9 of the Strangest and Loveliest Dioramas You’ll Ever See
Behold the intricate detail of these exquisite miniature worlds.
While there are endless different kinds of dioramas, there is something that most all of them have in common: the strange beauty that comes from capturing our world in miniature, in exacting detail. Some of the most impressive examples of this craft are on display in museums around the globe, while others a bit more off the beaten path. From bizarre to beautiful, here are nine places to see these intricate three-dimensional snapshots of the world.
Fisher Museum Forestry Dioramas
Since 1907, Harvard University has managed 3,000 acres of woodlands in western Massachusetts that serve as the field lab and research center for the university’s graduate forestry program. And in the midst of this forest is the Fisher Museum, home to a series of beautifully realistic dioramas that tell the history of the forestry itself.

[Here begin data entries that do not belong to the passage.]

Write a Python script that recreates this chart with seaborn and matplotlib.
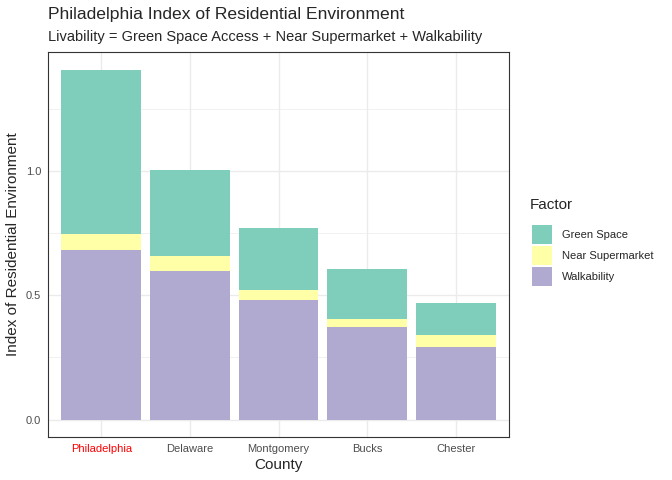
import matplotlib
matplotlib.use("Agg")
import matplotlib.pyplot as plt
import pandas as pd
import seaborn as sns
from matplotlib.patches import Patch
from matplotlib.ticker import MultipleLocator

counties = ["Philadelphia", "Delaware", "Montgomery", "Bucks", "Chester"]
walkability = [0.683, 0.598, 0.482, 0.373, 0.293]
near_supermarket = [0.065, 0.061, 0.040, 0.033, 0.048]
green_space = [0.662, 0.345, 0.249, 0.200, 0.129]

factors = ["Green Space", "Near Supermarket", "Walkability"]
colors = ["#7FCDBB", "#FFFFA8", "#B0AAD0"]

df = pd.DataFrame({
    "County": counties,
    "walk": walkability,
    "near": near_supermarket,
    "green": green_space,
})
df["walk_near"] = df["walk"] + df["near"]
df["total"] = df["walk_near"] + df["green"]

sns.set_style("whitegrid")
plt.rcParams["font.family"] = ["Liberation Sans", "DejaVu Sans"]

fig = plt.figure(figsize=(6.72, 4.8), dpi=100)
ax = fig.add_axes([48 / 672, 1 - 437 / 480, (509 - 48) / 672, (437 - 52) / 480])

# stacked bars drawn as cumulative layers, back to front
for col, color in zip(["total", "walk_near", "walk"], colors):
    sns.barplot(data=df, x="County", y=col, color=color, width=0.9,
                saturation=1, ax=ax, zorder=2, edgecolor="none")

ax.set_xlim(-0.6, 4.6)
top = df["total"].max()
ax.set_ylim(-0.05 * top, 1.05 * top)
ax.yaxis.set_major_locator(MultipleLocator(0.5))
ax.yaxis.set_minor_locator(MultipleLocator(0.25))
ax.set_yticklabels([f"{v:.1f}" for v in ax.get_yticks()])
ax.grid(True, which="major", color="#EBEBEB", linewidth=1.0, zorder=0)
ax.grid(True, which="minor", axis="y", color="#EBEBEB", linewidth=0.5, zorder=0)
ax.set_axisbelow(True)
for s in ax.spines.values():
    s.set_visible(True)
    s.set_color("#333333")
    s.set_linewidth(0.8)

ax.tick_params(axis="both", which="major", length=3, color="#333333",
               labelsize=8, labelcolor="#4D4D4D", pad=2)
ax.tick_params(axis="y", which="minor", length=0)
ax.get_xticklabels()[0].set_color("red")

ax.set_xlabel("County", fontsize=11, labelpad=3)
ax.set_ylabel("Index of Residential Environment", fontsize=11, labelpad=4)

fig.text(48 / 672, 1 - 15 / 480, "Philadelphia Index of Residential Environment",
         fontsize=12.6, va="center", ha="left")
fig.text(48 / 672, 1 - 37 / 480,
         "Livability = Green Space Access + Near Supermarket + Walkability",
         fontsize=10.5, va="center", ha="left")

# legend title as its own text, entries below it
fig.text(530 / 672, 1 - 205 / 480, "Factor", fontsize=11, va="center", ha="left")
handles = [Patch(facecolor=c, edgecolor="none") for c in colors]
fig.legend(handles, factors, loc="upper left",
           bbox_to_anchor=(522 / 672, 1 - 215 / 480), frameon=False,
           fontsize=8, handlelength=1.8, handleheight=2.2,
           labelspacing=0.22, handletextpad=0.9)

fig.savefig("out.png", dpi=100)
plt.close("all")
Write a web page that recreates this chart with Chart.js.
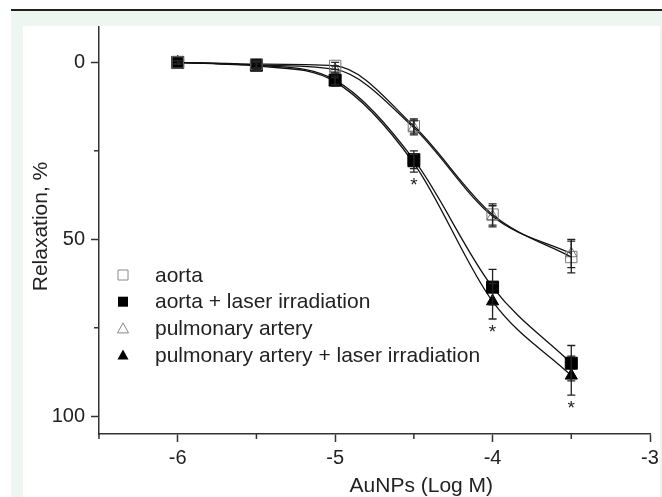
<!DOCTYPE html>
<html>
<head>
<meta charset="utf-8">
<script src="https://cdn.jsdelivr.net/npm/chart.js@4.4.1/dist/chart.umd.min.js"></script>
<style>
  html, body { margin: 0; padding: 0; background: #fff; }
  #frame { position: absolute; left: 11px; top: 9px; width: 651px; height: 486px; border-top: 2px solid #222; background: #eef6f1; }
  #panel { position: absolute; left: 23px; top: 26px; width: 637px; height: 471px; background: #fff; }
</style>
</head>
<body>
<div id="frame"></div>
<div id="panel"><canvas id="chart" width="637" height="471"></canvas></div>
<script>
// concentrations (log M)
const xValues = [-6, -5.5, -5, -4.5, -4, -3.5];

// relaxation, % (mean and error)
const aorta = [0, 0.5, 1, 18, 43, 55];
const aortaErr = [0.5, 1, 1, 2, 3, 4.5];
const aortaLaser = [0, 0.8, 5, 27.5, 63.5, 85];
const aortaLaserErr = [0.5, 1, 1.2, 2.5, 5, 5];
const pulmonary = [0, 0.8, 2, 18.5, 43.5, 54];
const pulmonaryErr = [0.5, 1, 1, 2, 3, 4];
const pulmonaryLaser = [0, 1, 5.5, 28.5, 67.5, 88.5];
const pulmonaryLaserErr = [0.5, 1, 1.2, 2.5, 5, 5.5];

// significance marks (*) under these concentrations
const starX = [-4.5, -4, -3.5];

const xTicks = [-6.5, -6, -5.5, -5, -4.5, -4, -3.5, -3];
const yTicks = [0, 25, 50, 75, 100];

const FONT = "'Liberation Sans', Arial, sans-serif";
const AXIS = "#333";

const toPoints = (ys) => ys.map((y, i) => ({ x: xValues[i], y }));

function makeSet(label, ys, errs, style, filled, radius) {
  return {
    label,
    data: toPoints(ys),
    errors: errs,
    showLine: true,
    cubicInterpolationMode: "monotone",
    borderColor: "#111",
    borderWidth: 1.3,
    pointStyle: style,
    pointRadius: radius,
    pointBorderWidth: 1,
    pointBorderColor: filled ? "#000" : "#777",
    pointBackgroundColor: filled ? "#000" : "rgba(0,0,0,0)",
    filledMarker: filled,
  };
}

const datasets = [
  makeSet("aorta", aorta, aortaErr, "rect", false, 8),
  makeSet("aorta + laser irradiation", aortaLaser, aortaLaserErr, "rect", true, 8.5),
  makeSet("pulmonary artery", pulmonary, pulmonaryErr, "triangle", false, 6.5),
  makeSet("pulmonary artery + laser irradiation", pulmonaryLaser, pulmonaryLaserErr, "triangle", true, 7),
];

function marker(ctx, style, filled, x, y, s) {
  ctx.save();
  ctx.beginPath();
  if (style === "rect") {
    ctx.rect(x - s / 2, y - s / 2, s, s);
  } else {
    ctx.moveTo(x, y - s * 0.55);
    ctx.lineTo(x + s * 0.55, y + s * 0.45);
    ctx.lineTo(x - s * 0.55, y + s * 0.45);
    ctx.closePath();
  }
  if (filled) {
    ctx.fillStyle = "#000";
    ctx.fill();
  } else {
    ctx.strokeStyle = "#888";
    ctx.lineWidth = 1;
    ctx.stroke();
  }
  ctx.restore();
}

// error bars + significance stars
const errorBars = {
  id: "errorBars",
  afterDatasetsDraw(chart) {
    const { ctx, scales: { x, y } } = chart;
    ctx.save();
    ctx.strokeStyle = "#222";
    ctx.lineWidth = 1.3;
    chart.data.datasets.forEach((ds) => {
      ds.data.forEach((p, i) => {
        const e = ds.errors[i];
        const px = x.getPixelForValue(p.x);
        const top = y.getPixelForValue(p.y - e);
        const bot = y.getPixelForValue(p.y + e);
        ctx.beginPath();
        ctx.moveTo(px, top); ctx.lineTo(px, bot);
        ctx.moveTo(px - 4, top); ctx.lineTo(px + 4, top);
        ctx.moveTo(px - 4, bot); ctx.lineTo(px + 4, bot);
        ctx.stroke();
      });
    });
    ctx.fillStyle = "#222";
    ctx.font = "19px " + FONT;
    ctx.textAlign = "center";
    ctx.textBaseline = "middle";
    starX.forEach((sx) => {
      const i = xValues.indexOf(sx);
      const py = y.getPixelForValue(pulmonaryLaser[i] + pulmonaryLaserErr[i]) + 14;
      ctx.fillText("*", x.getPixelForValue(sx), py);
    });
    ctx.restore();
  },
};

// minor ticks, axis titles and the legend box inside the plot
const decorations = {
  id: "decorations",
  afterDraw(chart) {
    const { ctx, chartArea: a, scales: { x, y } } = chart;
    ctx.save();
    ctx.strokeStyle = AXIS;
    ctx.lineWidth = 1.5;
    ctx.beginPath();
    xTicks.filter((v) => !Number.isInteger(v)).forEach((v) => {
      const px = x.getPixelForValue(v);
      ctx.moveTo(px, a.bottom); ctx.lineTo(px, a.bottom + 5);
    });
    yTicks.filter((v) => v % 50 !== 0).forEach((v) => {
      const py = y.getPixelForValue(v);
      ctx.moveTo(a.left - 5, py); ctx.lineTo(a.left, py);
    });
    ctx.stroke();

    ctx.fillStyle = "#222";
    ctx.font = "21px " + FONT;
    ctx.textAlign = "center";
    ctx.textBaseline = "middle";
    ctx.fillText("AuNPs (Log M)", a.left + (a.right - a.left) * 0.585, 460);
    ctx.save();
    ctx.translate(18, (a.top + a.bottom) / 2 - 4);
    ctx.rotate(-Math.PI / 2);
    ctx.fillText("Relaxation, %", 0, 0);
    ctx.restore();

    ctx.textAlign = "left";
    chart.data.datasets.forEach((ds, i) => {
      const ly = 249 + i * 26.7;
      marker(ctx, ds.pointStyle, ds.filledMarker, 100, ly, 10);
      ctx.fillStyle = "#222";
      ctx.fillText(ds.label, 132, ly + 1);
    });
    ctx.restore();
  },
};

new Chart(document.getElementById("chart"), {
  type: "scatter",
  data: { datasets },
  plugins: [errorBars, decorations],
  options: {
    responsive: false,
    animation: false,
    layout: { autoPadding: false, padding: { top: 1, right: 10, left: 0, bottom: 0 } },
    plugins: { legend: { display: false }, tooltip: { enabled: false } },
    scales: {
      x: {
        type: "linear",
        min: -6.5,
        max: -3,
        afterBuildTicks: (s) => { s.ticks = xTicks.map((v) => ({ value: v })); },
        afterFit: (s) => { s.height = 63; s.paddingLeft = 0; s.paddingRight = 0; },
        border: { color: AXIS, width: 1.5 },
        grid: {
          drawOnChartArea: false,
          tickLength: 8,
          tickWidth: 1.5,
          tickColor: (c) => (c.tick && Number.isInteger(c.tick.value) ? AXIS : "rgba(0,0,0,0)"),
        },
        ticks: {
          padding: 4,
          color: "#222",
          font: { family: FONT, size: 20 },
          maxRotation: 0,
          autoSkip: false,
          callback: (v) => (Number.isInteger(v) ? String(v) : ""),
        },
      },
      y: {
        type: "linear",
        reverse: true,
        min: -10,
        max: 105,
        afterBuildTicks: (s) => { s.ticks = yTicks.map((v) => ({ value: v })); },
        afterFit: (s) => { s.width = 76; s.paddingTop = 0; s.paddingBottom = 0; },
        border: { color: AXIS, width: 1.5 },
        grid: {
          drawOnChartArea: false,
          tickLength: 8,
          tickWidth: 1.5,
          tickColor: (c) => (c.tick && c.tick.value % 50 === 0 ? AXIS : "rgba(0,0,0,0)"),
        },
        ticks: {
          padding: 6,
          color: "#222",
          font: { family: FONT, size: 20 },
          autoSkip: false,
          callback: (v) => (v % 50 === 0 ? String(v) : ""),
        },
      },
    },
  },
});
</script>
</body>
</html>
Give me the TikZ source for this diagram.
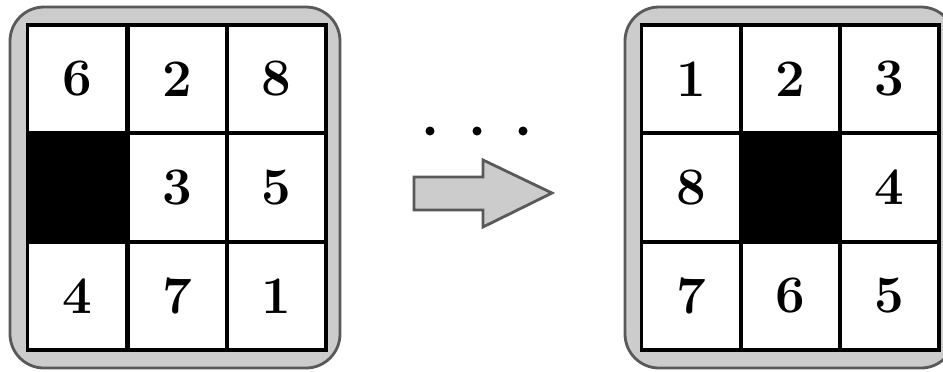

Santons Maryse Di Landro Workshop and Museum
This workshop and small museum is dedicated to santons, the tiny, delicately built figurines that originated as a subversive craft after the French Revolution.
In an attempt to cling on to their Catholicism under an anti-clerical leadership, many French people began to construct makeshift Nativity scenes out of papier-mâché and anything they could get their hands on. This figurine-making tradition turned into an enterprise, and the figurines became named “santons.” This form of craftsmanship has lived on in Aubagne, France.
Circus Dioramas at the Ringling Museum of Art
Circus magnate John Ringling and his wife Mabel used their fortune to build a beautiful Venetian mansion and art collection in Sarasota, Florida. Today on the lavish estate stands a museum all about the circus, which features the largest circus miniature in the world. The expansive yet detailed 3,800-square-foot Howard Bros. Circus diorama shows each and every part of the early 20th-century circus experience.
The Jaca Citadel Military Miniatures Museum
At the Jaca Citadel Military Miniatures Museum, 32,000 tiny soldiers are posed in 23 historical settings.
In just under an hour, a walking tour through the museum can take you from ancient chariot warfare in Egypt to the massive rolling tanks of World War II. Created with thousands of lead pieces each less than an inch high, the museum chronologically documents the most important battles from vastly different parts of world history.
The delightful Froggyland museum in Croatia is wonderfully strange collection of 500 stuffed frogs doing human activities like going to school or playing tennis.
The collection of anthropomorphic amphibians is arranged in 21 cases and shows a variety of scenes. These dioramas were the life’s work of 20th century Hungarian taxidermist Ferenc Mere, who devoted 10 years to stuffing and meticulously arranging the frogs. Mere’s project may sound eccentric, but his work is truly remarkable.
Hoover Dam Old Exhibit Building
Boulder City, Nevada
In a small room in the recently restored Old Exhibit building at the Hoover Dam is a huge topographical map model of a number of southwestern states, showing all of the places that the Hoover Dam has benefited.
Major cities, geological spots, and various dams and reservoirs along the Colorado River are meticulously labeled, and places like the Grand Canyon and the Valley of Fire are lovingly depicted in the diorama.
The Bhagavad-gita Museum
Culver City, California
A series of dioramas and animatronics at this museum leads you through the story of Bhagavad-gita, the Indian literary classic that remains sacred to over six million people.
The Bhagavad-gita Museum, working as part of the larger Hare Krishna community facility in Culver City, California, is meant to educate, inspire, and give visitors a better understanding of the 700-verse spiritual text.
Venetian Palace Diorama at the Boston Public Library
In the main room of the small North End branch of the Boston Public Library, you’ll find an exact replica of the Venetian Doge’s Palace
This unexpected treasure was the life’s work of Miss Henrietta Macy, a Boston school teacher who later moved to Venice and fell in love with the architecture of the palace. This lovely oddity tucked away in the library is the result of her obsession.
Victoria, British Columbia
The Empress is the most famous hotel in Victoria, maybe in all of British Columbia. It has a long and storied history, full of everything a grand hotel needs—elegance, high tea, a touch of royalty, and a healthy dose of scandal. But there are other reasons to come to the Empress, ones that no other hotel has, such as Miniature World, its collection of more than 85 exquisitely detailed miniature dioramas.